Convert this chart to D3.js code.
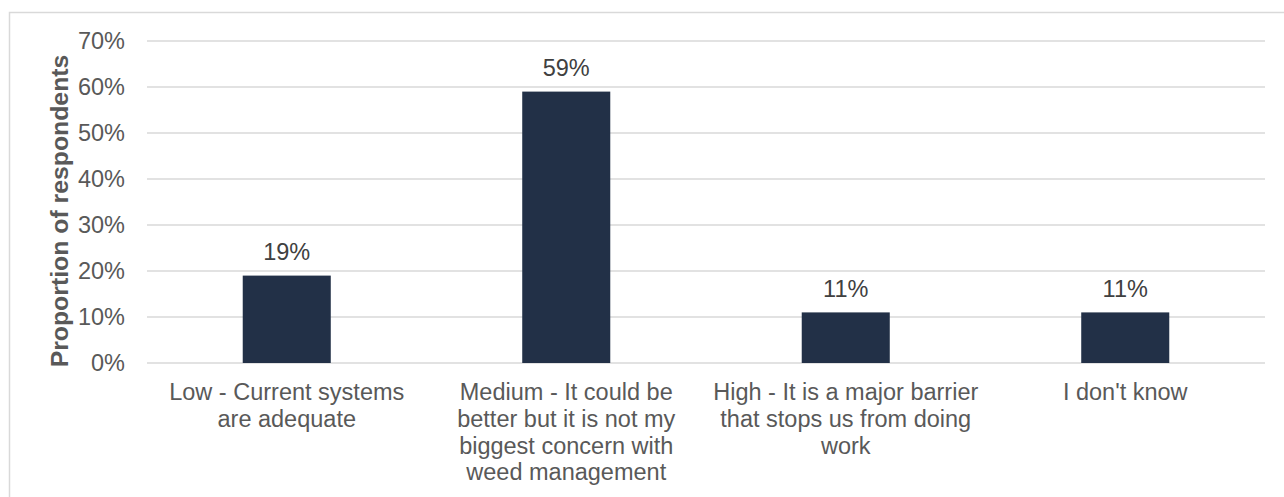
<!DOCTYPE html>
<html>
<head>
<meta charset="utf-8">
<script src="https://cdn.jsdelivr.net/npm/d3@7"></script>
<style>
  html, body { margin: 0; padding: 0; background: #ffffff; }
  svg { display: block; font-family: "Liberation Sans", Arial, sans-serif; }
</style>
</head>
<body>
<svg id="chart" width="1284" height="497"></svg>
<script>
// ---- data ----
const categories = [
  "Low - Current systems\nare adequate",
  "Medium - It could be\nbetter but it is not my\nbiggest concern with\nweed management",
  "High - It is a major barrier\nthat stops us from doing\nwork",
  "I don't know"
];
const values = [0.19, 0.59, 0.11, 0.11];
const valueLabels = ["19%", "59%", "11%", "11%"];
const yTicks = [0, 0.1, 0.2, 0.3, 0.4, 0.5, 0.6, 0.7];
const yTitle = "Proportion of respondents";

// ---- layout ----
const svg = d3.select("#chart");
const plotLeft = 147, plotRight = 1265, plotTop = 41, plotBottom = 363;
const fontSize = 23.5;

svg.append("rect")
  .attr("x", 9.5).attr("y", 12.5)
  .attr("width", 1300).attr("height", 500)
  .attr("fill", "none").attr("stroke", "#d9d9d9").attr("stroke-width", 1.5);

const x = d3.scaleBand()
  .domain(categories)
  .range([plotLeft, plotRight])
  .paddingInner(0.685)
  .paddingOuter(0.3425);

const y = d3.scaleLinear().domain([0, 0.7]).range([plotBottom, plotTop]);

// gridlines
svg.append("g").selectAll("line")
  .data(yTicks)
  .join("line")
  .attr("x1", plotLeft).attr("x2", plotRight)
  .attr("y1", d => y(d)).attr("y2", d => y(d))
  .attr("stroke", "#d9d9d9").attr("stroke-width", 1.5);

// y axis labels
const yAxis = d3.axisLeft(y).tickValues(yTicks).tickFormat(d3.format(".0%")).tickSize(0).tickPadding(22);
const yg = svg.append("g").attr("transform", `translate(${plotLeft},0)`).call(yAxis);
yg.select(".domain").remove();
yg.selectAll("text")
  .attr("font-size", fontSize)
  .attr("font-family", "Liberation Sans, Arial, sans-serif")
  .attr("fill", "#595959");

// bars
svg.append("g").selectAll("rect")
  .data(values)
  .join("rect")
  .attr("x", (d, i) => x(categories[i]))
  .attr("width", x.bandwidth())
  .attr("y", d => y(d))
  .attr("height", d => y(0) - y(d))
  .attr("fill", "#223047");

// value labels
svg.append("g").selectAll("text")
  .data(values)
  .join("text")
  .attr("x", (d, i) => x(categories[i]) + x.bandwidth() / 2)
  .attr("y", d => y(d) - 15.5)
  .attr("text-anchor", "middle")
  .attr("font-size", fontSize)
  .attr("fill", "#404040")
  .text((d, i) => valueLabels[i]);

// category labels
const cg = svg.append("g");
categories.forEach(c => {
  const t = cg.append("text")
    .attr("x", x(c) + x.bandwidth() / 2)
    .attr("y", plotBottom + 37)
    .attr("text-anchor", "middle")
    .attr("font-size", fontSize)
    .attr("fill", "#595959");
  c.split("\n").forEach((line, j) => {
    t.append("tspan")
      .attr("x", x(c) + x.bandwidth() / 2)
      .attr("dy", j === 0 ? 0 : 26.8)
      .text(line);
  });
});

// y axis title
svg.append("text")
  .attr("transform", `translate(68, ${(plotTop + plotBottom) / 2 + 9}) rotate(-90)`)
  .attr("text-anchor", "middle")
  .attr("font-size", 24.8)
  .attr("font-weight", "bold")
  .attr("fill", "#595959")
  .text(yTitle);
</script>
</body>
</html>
::::
What this task involves:
Output all of the data exactly as it stands, minus any images.

Reply to the exercise:
Convert this chart to D3.js code.
<!DOCTYPE html>
<html>
<head>
<meta charset="utf-8">
<script src="https://cdn.jsdelivr.net/npm/d3@7"></script>
<style>
  html, body { margin: 0; padding: 0; background: #ffffff; }
  svg { display: block; font-family: "Liberation Sans", Arial, sans-serif; }
</style>
</head>
<body>
<svg id="chart" width="1284" height="497"></svg>
<script>
// ---- data ----
const categories = [
  "Low - Current systems\nare adequate",
  "Medium - It could be\nbetter but it is not my\nbiggest concern with\nweed management",
  "High - It is a major barrier\nthat stops us from doing\nwork",
  "I don't know"
];
const values = [0.19, 0.59, 0.11, 0.11];
const valueLabels = ["19%", "59%", "11%", "11%"];
const yTicks = [0, 0.1, 0.2, 0.3, 0.4, 0.5, 0.6, 0.7];
const yTitle = "Proportion of respondents";

// ---- layout ----
const svg = d3.select("#chart");
const plotLeft = 147, plotRight = 1265, plotTop = 41, plotBottom = 363;
const fontSize = 23.5;

svg.append("rect")
  .attr("x", 9.5).attr("y", 12.5)
  .attr("width", 1300).attr("height", 500)
  .attr("fill", "none").attr("stroke", "#d9d9d9").attr("stroke-width", 1.5);

const x = d3.scaleBand()
  .domain(categories)
  .range([plotLeft, plotRight])
  .paddingInner(0.685)
  .paddingOuter(0.3425);

const y = d3.scaleLinear().domain([0, 0.7]).range([plotBottom, plotTop]);

// gridlines
svg.append("g").selectAll("line")
  .data(yTicks)
  .join("line")
  .attr("x1", plotLeft).attr("x2", plotRight)
  .attr("y1", d => y(d)).attr("y2", d => y(d))
  .attr("stroke", "#d9d9d9").attr("stroke-width", 1.5);

// y axis labels
const yAxis = d3.axisLeft(y).tickValues(yTicks).tickFormat(d3.format(".0%")).tickSize(0).tickPadding(22);
const yg = svg.append("g").attr("transform", `translate(${plotLeft},0)`).call(yAxis);
yg.select(".domain").remove();
yg.selectAll("text")
  .attr("font-size", fontSize)
  .attr("font-family", "Liberation Sans, Arial, sans-serif")
  .attr("fill", "#595959");

// bars
svg.append("g").selectAll("rect")
  .data(values)
  .join("rect")
  .attr("x", (d, i) => x(categories[i]))
  .attr("width", x.bandwidth())
  .attr("y", d => y(d))
  .attr("height", d => y(0) - y(d))
  .attr("fill", "#223047");

// value labels
svg.append("g").selectAll("text")
  .data(values)
  .join("text")
  .attr("x", (d, i) => x(categories[i]) + x.bandwidth() / 2)
  .attr("y", d => y(d) - 15.5)
  .attr("text-anchor", "middle")
  .attr("font-size", fontSize)
  .attr("fill", "#404040")
  .text((d, i) => valueLabels[i]);

// category labels
const cg = svg.append("g");
categories.forEach(c => {
  const t = cg.append("text")
    .attr("x", x(c) + x.bandwidth() / 2)
    .attr("y", plotBottom + 37)
    .attr("text-anchor", "middle")
    .attr("font-size", fontSize)
    .attr("fill", "#595959");
  c.split("\n").forEach((line, j) => {
    t.append("tspan")
      .attr("x", x(c) + x.bandwidth() / 2)
      .attr("dy", j === 0 ? 0 : 26.8)
      .text(line);
  });
});

// y axis title
svg.append("text")
  .attr("transform", `translate(68, ${(plotTop + plotBottom) / 2 + 9}) rotate(-90)`)
  .attr("text-anchor", "middle")
  .attr("font-size", 24.8)
  .attr("font-weight", "bold")
  .attr("fill", "#595959")
  .text(yTitle);
</script>
</body>
</html>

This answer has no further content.